__DIRECTION__. Repeat the material below word for word and leave out all pictures.

------ SUPPLIED INFORMATION ------

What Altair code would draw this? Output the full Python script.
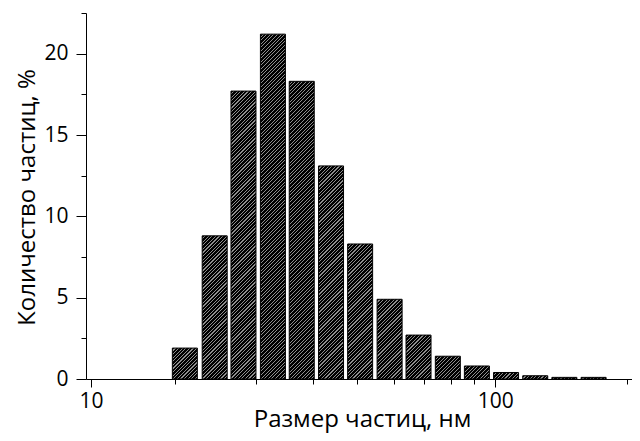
import altair as alt

# Particle size (nm), bin centres on the log axis
sizes = [21.0, 24.4, 28.2, 32.7, 37.8, 43.8, 50.7, 58.8, 68.0, 78.8, 91.2, 105.6, 122.3, 141.6, 164.0]
# Share of particles, %
counts = [1.9, 8.8, 17.7, 21.2, 18.3, 13.1, 8.3, 4.9, 2.7, 1.4, 0.8, 0.4, 0.2, 0.1, 0.1]

X_DOMAIN = [13.1, 194]
Y_DOMAIN = [0, 22.5]
x_ticks = [13.1, 20, 30, 40, 50, 60, 70, 80, 90, 100, 194]
y_ticks = [0, 2.5, 5, 7.5, 10, 12.5, 15, 17.5, 20, 22.5]

W, H = 546, 366
BAR_W = 25
FONT = "Open Sans"


def hatch(value):
    """Diagonal '/' hatch as a linear gradient in the bar's bounding box."""
    h = max(value / Y_DOMAIN[1] * H, 0.5)
    w = BAR_W
    s = (w + h) * w / (w * w + h * h)
    total = w + h
    period = 3.6
    line = 1.1
    stops = []
    pos = 0.0
    while pos < total:
        a = pos / total
        b = min((pos + period - line) / total, 1.0)
        c = min((pos + period) / total, 1.0)
        stops.append({"offset": a, "color": "#000000"})
        stops.append({"offset": b, "color": "#000000"})
        stops.append({"offset": b, "color": "#8e8e8e"})
        stops.append({"offset": c, "color": "#8e8e8e"})
        pos += period
    return {"gradient": "linear", "x1": 0, "y1": 0, "x2": s, "y2": s * h / w, "stops": stops}


records = [{"size": s, "count": c, "grad": hatch(c)} for s, c in zip(sizes, counts)]
data = alt.Data(values=records)

chart = (
    alt.Chart(data)
    .mark_bar(size=BAR_W, stroke="black", strokeWidth=1)
    .encode(
        x=alt.X(
            "size:Q",
            scale=alt.Scale(type="log", domain=X_DOMAIN, nice=False, zero=False),
            axis=alt.Axis(
                title="Размер частиц, нм",
                values=x_ticks,
                labelExpr="datum.value == 100 ? '100' : (datum.value < 15 ? '10' : '')",
                tickSize={"condition": {"test": "datum.value == 100 || datum.value < 15", "value": 8}, "value": 5},
                grid=False,
                labelFlush=False,
                labelOverlap=False,
                labelPadding=3,
                titleX=276,
                titleY=47,
                titleBaseline="alphabetic",
                titleAlign="center",
            ),
        ),
        y=alt.Y(
            "count:Q",
            scale=alt.Scale(domain=Y_DOMAIN, nice=False),
            axis=alt.Axis(
                title="Количество частиц, %",
                values=y_ticks,
                labelExpr="datum.value % 5 == 0 ? datum.label : ''",
                tickSize={"condition": {"test": "datum.value % 5 == 0", "value": 10}, "value": 5},
                grid=False,
                labelFlush=False,
                labelOverlap=False,
                labelPadding=8,
                titleX=-52,
                titleY=184,
                titleAngle=270,
                titleBaseline="alphabetic",
                titleAlign="center",
            ),
        ),
        fill=alt.Fill("grad:N", scale=None),
    )
    .properties(
        width=W,
        height=H,
        autosize="none",
        padding={"left": 78, "top": 5, "right": 0, "bottom": 54},
    )
    .configure_view(stroke=None)
    .configure_axis(
        domainColor="black",
        tickColor="black",
        labelColor="black",
        titleColor="black",
        labelFont=FONT,
        titleFont=FONT,
        labelFontSize=21,
        titleFontSize=24,
        titleFontWeight="normal",
    )
)

chart.save("out.html", embed_options={"renderer": "svg", "actions": False})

------

__RIGHT ANSWER__.
What Altair code would draw this? Output the full Python script.
import altair as alt

# Particle size (nm), bin centres on the log axis
sizes = [21.0, 24.4, 28.2, 32.7, 37.8, 43.8, 50.7, 58.8, 68.0, 78.8, 91.2, 105.6, 122.3, 141.6, 164.0]
# Share of particles, %
counts = [1.9, 8.8, 17.7, 21.2, 18.3, 13.1, 8.3, 4.9, 2.7, 1.4, 0.8, 0.4, 0.2, 0.1, 0.1]

X_DOMAIN = [13.1, 194]
Y_DOMAIN = [0, 22.5]
x_ticks = [13.1, 20, 30, 40, 50, 60, 70, 80, 90, 100, 194]
y_ticks = [0, 2.5, 5, 7.5, 10, 12.5, 15, 17.5, 20, 22.5]

W, H = 546, 366
BAR_W = 25
FONT = "Open Sans"


def hatch(value):
    """Diagonal '/' hatch as a linear gradient in the bar's bounding box."""
    h = max(value / Y_DOMAIN[1] * H, 0.5)
    w = BAR_W
    s = (w + h) * w / (w * w + h * h)
    total = w + h
    period = 3.6
    line = 1.1
    stops = []
    pos = 0.0
    while pos < total:
        a = pos / total
        b = min((pos + period - line) / total, 1.0)
        c = min((pos + period) / total, 1.0)
        stops.append({"offset": a, "color": "#000000"})
        stops.append({"offset": b, "color": "#000000"})
        stops.append({"offset": b, "color": "#8e8e8e"})
        stops.append({"offset": c, "color": "#8e8e8e"})
        pos += period
    return {"gradient": "linear", "x1": 0, "y1": 0, "x2": s, "y2": s * h / w, "stops": stops}


records = [{"size": s, "count": c, "grad": hatch(c)} for s, c in zip(sizes, counts)]
data = alt.Data(values=records)

chart = (
    alt.Chart(data)
    .mark_bar(size=BAR_W, stroke="black", strokeWidth=1)
    .encode(
        x=alt.X(
            "size:Q",
            scale=alt.Scale(type="log", domain=X_DOMAIN, nice=False, zero=False),
            axis=alt.Axis(
                title="Размер частиц, нм",
                values=x_ticks,
                labelExpr="datum.value == 100 ? '100' : (datum.value < 15 ? '10' : '')",
                tickSize={"condition": {"test": "datum.value == 100 || datum.value < 15", "value": 8}, "value": 5},
                grid=False,
                labelFlush=False,
                labelOverlap=False,
                labelPadding=3,
                titleX=276,
                titleY=47,
                titleBaseline="alphabetic",
                titleAlign="center",
            ),
        ),
        y=alt.Y(
            "count:Q",
            scale=alt.Scale(domain=Y_DOMAIN, nice=False),
            axis=alt.Axis(
                title="Количество частиц, %",
                values=y_ticks,
                labelExpr="datum.value % 5 == 0 ? datum.label : ''",
                tickSize={"condition": {"test": "datum.value % 5 == 0", "value": 10}, "value": 5},
                grid=False,
                labelFlush=False,
                labelOverlap=False,
                labelPadding=8,
                titleX=-52,
                titleY=184,
                titleAngle=270,
                titleBaseline="alphabetic",
                titleAlign="center",
            ),
        ),
        fill=alt.Fill("grad:N", scale=None),
    )
    .properties(
        width=W,
        height=H,
        autosize="none",
        padding={"left": 78, "top": 5, "right": 0, "bottom": 54},
    )
    .configure_view(stroke=None)
    .configure_axis(
        domainColor="black",
        tickColor="black",
        labelColor="black",
        titleColor="black",
        labelFont=FONT,
        titleFont=FONT,
        labelFontSize=21,
        titleFontSize=24,
        titleFontWeight="normal",
    )
)

chart.save("out.html", embed_options={"renderer": "svg", "actions": False})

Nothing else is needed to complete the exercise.